Successfully executing a gift of equity transaction requires careful planning, proper documentation, and accurate calculations. This comprehensive guide walks you through each step of the process, from initial property valuation to final tax reporting.
1. Property Valuation and Market Analysis
The foundation of any gift of equity calculation is an accurate determination of the property's fair market value. This typically requires a professional appraisal from a licensed appraiser who will consider comparable sales, property condition, market trends, and location factors. Alternative valuation methods include broker price opinions (BPOs) or comparative market analyses (CMAs), though these may not carry the same weight for tax purposes. The valuation should be current and reflect the property's condition at the time of transfer.
2. Determining the Sale Price and Gift Amount
The sale price should be established through arm's length negotiation, even though it will be below market value. This price should be reasonable and justifiable based on factors such as the recipient's financial capacity, market conditions, or property-specific considerations. The difference between market value and sale price becomes the gift of equity. This amount should be carefully calculated to optimize tax benefits while meeting the recipient's needs.
3. Tax Planning and Exclusion Optimization
Strategic use of annual gift tax exclusions can minimize or eliminate gift tax liability. For 2024, the annual exclusion is $18,000 per recipient, meaning a married couple can gift up to $36,000 to a single recipient without triggering gift tax. If the gift exceeds the annual exclusion, the excess amount counts against the donor's lifetime exemption ($13.61 million in 2024). Careful planning can spread large gifts over multiple years to maximize exclusion benefits.

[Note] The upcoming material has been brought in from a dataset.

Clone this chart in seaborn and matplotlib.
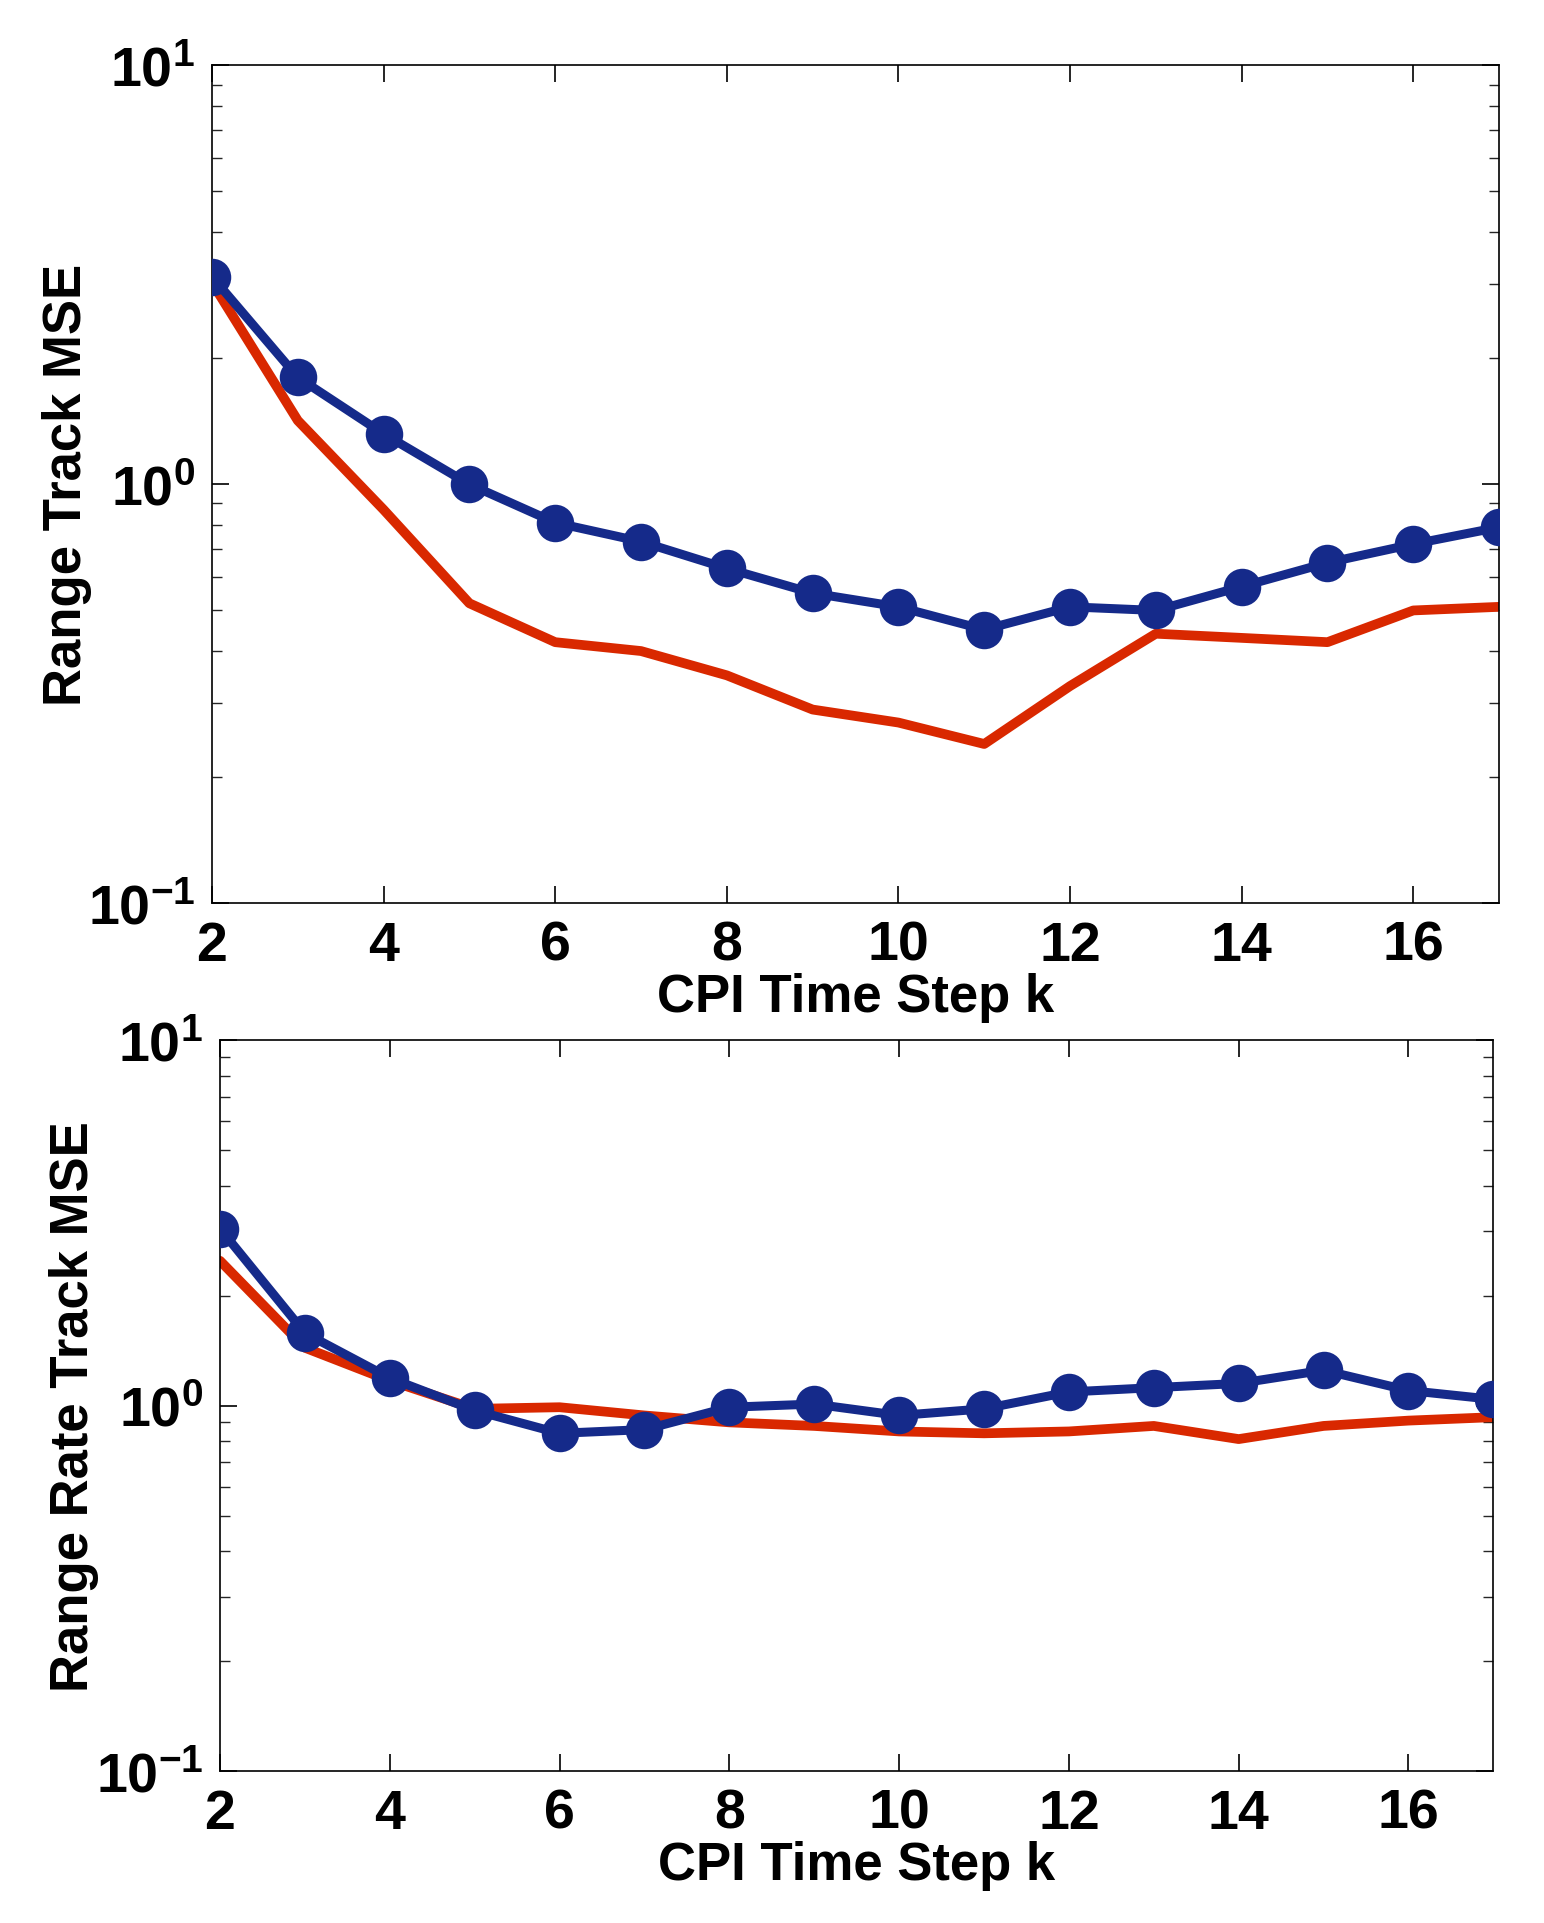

4. Documentation and Legal Requirements
Proper documentation is essential for gift of equity transactions. This includes a formal purchase agreement, deed transfer, settlement statement, and gift tax return (Form 709) if required. The documentation should clearly establish the market value, sale price, and gift amount. Professional assistance from real estate attorneys and tax advisors is highly recommended to ensure compliance and proper structuring.